In an article on unsafe abortions in Nairobi’s Kibera slum, the UK Guardian said the capital produced 45% of Kenya’s GDP.
Earlier reports put the figure even higher.
New data from Kenya’s statistics agency estimates that Nairobi accounted for an average of 21.7% of GDP from 2013 to 2017.
In an article on unsafe abortions and urban poverty in Nairobi’s Kibera slum, the UK’s Guardian newspaper claimed nearly half of Kenya’s goods and services were produced in the capital.
“Nairobi is the economic heart, accounting for 45% of the gross domestic product of a country approaching middle-income status,” it said.
Is the figure correct? We checked.
GDP data now available by county
The journalist who wrote the article has not responded to our request for the source of the statistic.
UPDATE: After we published this report, the author told Africa Check that the statistic was from a 2005 urban profile study of Nairobi by UN-Habitat, the UN agency that focuses on human settlements and urban development We are contacting the agency.
Earlier reports put Nairobi’s share of GDP at 60%. They include:
Nairobi county’s 2019/20 development plan
A 2017 policy brief by the UN Development Programme
A 2011 study on Nairobi’s future by the Institute of Economic Affairs, a local policy thinktank
2009 research on Nairobi’s slum economies by the London School of Economics
Nairobi is both a city and one of Kenya’s 47 counties. Until February 2019, the Kenya National Bureau of Statistics did not publish GDP figures for counties. But its latest report, prepared with help from the World Bank, does.
Nairobi’s estimated share of national GDP from 2013 to 2017 was an average of 21.7%. Second was Nakuru county at 6.1%, with Kiambu (5.5%) in third place.
Expert warns lower figure still a cause for concern
Nearly a third of Kenya’s GDP comes from agriculture. Very little of this happens in the capital, said Dr Kennedy Opalo, an assistant professor at Georgetown University in the US with expertise in the political economy of development.
“A lot of non-agricultural economic activity is concentrated in Nairobi.”

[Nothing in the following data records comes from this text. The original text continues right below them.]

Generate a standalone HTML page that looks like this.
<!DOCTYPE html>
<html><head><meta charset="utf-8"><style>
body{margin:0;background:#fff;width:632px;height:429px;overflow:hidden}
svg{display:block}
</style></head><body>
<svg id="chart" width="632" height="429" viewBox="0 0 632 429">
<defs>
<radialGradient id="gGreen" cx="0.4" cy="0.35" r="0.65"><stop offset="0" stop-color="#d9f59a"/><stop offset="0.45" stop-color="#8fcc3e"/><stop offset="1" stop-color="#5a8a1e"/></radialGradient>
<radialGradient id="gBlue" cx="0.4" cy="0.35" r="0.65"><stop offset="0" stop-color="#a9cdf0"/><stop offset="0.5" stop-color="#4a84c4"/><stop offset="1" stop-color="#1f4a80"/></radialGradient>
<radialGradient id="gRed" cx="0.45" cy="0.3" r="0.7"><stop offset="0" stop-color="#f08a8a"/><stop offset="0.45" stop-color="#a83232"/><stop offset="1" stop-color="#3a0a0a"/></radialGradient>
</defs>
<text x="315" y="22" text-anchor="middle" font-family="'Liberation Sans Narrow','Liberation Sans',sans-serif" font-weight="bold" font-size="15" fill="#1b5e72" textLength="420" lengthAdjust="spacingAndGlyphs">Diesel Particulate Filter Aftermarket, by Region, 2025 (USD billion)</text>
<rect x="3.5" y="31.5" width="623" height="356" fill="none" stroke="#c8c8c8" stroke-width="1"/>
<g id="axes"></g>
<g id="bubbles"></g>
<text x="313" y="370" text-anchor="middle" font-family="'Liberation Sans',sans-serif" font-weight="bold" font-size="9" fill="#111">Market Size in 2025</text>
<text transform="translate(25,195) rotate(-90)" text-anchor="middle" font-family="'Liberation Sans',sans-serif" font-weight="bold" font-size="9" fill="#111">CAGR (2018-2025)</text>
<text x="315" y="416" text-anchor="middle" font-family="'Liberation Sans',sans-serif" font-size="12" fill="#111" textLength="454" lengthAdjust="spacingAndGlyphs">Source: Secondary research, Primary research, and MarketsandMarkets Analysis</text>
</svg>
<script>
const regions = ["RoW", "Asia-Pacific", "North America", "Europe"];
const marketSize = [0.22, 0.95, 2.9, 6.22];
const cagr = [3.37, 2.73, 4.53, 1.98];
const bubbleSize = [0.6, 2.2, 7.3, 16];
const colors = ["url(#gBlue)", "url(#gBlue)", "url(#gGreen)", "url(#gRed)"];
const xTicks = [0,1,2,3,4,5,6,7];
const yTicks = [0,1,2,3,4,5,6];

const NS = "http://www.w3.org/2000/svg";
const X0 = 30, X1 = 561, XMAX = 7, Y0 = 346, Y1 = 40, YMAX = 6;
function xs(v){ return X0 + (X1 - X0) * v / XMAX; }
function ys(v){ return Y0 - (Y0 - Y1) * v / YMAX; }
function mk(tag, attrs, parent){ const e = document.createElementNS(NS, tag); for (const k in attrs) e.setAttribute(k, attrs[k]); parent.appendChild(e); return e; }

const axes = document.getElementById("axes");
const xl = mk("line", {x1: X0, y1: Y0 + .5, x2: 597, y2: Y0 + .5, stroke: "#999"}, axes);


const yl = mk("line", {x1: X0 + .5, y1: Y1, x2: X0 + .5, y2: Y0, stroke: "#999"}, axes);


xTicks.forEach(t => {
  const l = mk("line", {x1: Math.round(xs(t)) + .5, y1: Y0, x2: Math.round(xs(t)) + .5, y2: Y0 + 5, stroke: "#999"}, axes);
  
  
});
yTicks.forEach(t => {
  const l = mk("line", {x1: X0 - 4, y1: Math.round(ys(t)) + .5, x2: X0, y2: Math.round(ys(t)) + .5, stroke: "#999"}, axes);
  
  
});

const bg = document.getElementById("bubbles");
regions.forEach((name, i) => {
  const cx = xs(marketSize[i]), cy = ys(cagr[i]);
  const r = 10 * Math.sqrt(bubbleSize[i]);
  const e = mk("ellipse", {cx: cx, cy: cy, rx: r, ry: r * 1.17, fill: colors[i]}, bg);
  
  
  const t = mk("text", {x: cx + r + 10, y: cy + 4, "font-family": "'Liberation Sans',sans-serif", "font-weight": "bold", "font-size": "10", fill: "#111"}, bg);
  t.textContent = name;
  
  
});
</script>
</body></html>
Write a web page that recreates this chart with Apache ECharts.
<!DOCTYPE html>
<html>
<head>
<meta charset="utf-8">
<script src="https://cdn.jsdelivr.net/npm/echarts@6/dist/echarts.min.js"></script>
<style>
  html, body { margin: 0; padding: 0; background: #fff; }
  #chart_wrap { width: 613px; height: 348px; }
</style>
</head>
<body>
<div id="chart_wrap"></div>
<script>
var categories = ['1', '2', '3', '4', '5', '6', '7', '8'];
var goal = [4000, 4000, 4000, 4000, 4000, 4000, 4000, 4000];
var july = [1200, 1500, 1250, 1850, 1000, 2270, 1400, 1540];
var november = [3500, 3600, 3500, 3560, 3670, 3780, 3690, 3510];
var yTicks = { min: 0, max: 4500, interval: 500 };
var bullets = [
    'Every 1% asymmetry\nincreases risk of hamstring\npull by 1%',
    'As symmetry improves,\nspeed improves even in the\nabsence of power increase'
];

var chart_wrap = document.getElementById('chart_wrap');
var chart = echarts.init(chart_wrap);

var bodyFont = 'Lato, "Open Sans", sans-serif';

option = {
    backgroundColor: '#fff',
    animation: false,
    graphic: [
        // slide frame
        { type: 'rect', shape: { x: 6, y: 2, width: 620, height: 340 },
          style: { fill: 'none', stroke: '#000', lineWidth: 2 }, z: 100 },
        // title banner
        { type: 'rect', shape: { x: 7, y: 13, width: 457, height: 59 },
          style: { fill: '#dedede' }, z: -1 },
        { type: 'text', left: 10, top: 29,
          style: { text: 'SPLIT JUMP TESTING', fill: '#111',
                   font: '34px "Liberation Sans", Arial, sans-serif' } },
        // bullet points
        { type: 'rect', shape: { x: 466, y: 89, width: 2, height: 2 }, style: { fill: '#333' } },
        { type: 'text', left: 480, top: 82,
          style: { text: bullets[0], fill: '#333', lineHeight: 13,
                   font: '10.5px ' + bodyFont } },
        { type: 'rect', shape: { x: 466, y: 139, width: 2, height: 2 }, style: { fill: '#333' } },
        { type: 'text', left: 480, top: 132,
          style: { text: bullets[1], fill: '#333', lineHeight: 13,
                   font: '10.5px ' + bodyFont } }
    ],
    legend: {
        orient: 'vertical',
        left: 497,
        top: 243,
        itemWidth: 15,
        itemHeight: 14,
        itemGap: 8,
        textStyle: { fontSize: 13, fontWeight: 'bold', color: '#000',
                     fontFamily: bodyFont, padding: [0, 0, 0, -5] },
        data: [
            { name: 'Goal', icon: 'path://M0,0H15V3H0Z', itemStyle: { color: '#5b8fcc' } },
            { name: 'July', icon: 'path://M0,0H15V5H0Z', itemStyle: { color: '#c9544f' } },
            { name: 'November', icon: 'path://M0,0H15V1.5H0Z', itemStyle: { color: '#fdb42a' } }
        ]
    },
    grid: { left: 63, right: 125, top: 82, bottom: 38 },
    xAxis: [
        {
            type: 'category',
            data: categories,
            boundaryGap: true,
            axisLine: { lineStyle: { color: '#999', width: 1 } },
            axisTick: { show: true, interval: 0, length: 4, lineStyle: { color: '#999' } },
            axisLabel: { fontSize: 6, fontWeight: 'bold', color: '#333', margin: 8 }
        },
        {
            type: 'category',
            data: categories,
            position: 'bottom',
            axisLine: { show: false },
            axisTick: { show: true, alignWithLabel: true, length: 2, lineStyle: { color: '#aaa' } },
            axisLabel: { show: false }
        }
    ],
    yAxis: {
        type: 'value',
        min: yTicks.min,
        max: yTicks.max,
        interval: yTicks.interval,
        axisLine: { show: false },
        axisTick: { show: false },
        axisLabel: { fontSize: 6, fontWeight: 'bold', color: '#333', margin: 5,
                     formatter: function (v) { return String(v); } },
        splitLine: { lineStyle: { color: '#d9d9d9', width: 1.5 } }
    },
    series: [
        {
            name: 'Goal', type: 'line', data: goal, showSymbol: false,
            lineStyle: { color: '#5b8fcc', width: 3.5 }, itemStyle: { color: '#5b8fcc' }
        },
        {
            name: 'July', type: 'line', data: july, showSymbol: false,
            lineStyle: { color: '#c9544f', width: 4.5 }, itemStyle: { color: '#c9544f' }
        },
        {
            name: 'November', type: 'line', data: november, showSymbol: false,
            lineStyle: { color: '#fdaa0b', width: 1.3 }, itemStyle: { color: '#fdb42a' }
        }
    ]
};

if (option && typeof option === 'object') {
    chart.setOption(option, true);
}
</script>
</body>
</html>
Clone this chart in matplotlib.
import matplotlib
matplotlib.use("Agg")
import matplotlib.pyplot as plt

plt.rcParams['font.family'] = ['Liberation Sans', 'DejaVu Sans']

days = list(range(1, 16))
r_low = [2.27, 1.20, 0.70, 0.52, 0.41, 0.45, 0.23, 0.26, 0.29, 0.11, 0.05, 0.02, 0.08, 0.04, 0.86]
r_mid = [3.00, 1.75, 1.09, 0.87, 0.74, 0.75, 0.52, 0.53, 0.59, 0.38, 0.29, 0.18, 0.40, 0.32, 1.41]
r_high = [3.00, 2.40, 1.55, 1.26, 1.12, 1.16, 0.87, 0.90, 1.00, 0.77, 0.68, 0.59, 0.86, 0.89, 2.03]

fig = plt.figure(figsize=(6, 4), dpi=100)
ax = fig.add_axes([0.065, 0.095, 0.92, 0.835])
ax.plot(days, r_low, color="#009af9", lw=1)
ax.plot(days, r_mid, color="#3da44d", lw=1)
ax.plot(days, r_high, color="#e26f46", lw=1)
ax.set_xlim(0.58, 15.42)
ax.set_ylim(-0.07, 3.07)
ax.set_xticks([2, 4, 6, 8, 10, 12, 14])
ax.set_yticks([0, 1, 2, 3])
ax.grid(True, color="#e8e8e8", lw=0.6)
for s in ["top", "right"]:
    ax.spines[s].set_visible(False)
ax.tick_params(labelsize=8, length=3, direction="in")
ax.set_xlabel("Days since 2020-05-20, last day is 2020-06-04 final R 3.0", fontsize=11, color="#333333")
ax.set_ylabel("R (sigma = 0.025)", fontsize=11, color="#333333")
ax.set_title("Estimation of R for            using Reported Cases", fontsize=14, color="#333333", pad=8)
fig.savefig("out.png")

This wasn’t unusual, as capital cities tended to contribute the most to their countries’ economies, Opalo told Africa Check. “Economic concentration of this kind is often unavoidable.”
But the fact that one county out of 47 contributed a fifth of GDP “should worry the government because too much concentration may result in greater inequality at all levels of the income distribution”.
Conclusion: Nairobi produced an average of 21.7% of Kenya’s GDP from 2013 to 2017.
The UK’s Guardian newspaper claimed Nairobi produced 45% of Kenya’s GDP. A February 2019 national statistics agency report, which included GDP estimates for counties, put the figure at an average of 21.7% from 2013 to 2017.
But a development expert warned that the capital’s share of GDP – roughly a fifth – should still concern the government because too much economic concentration could lead to greater inequality.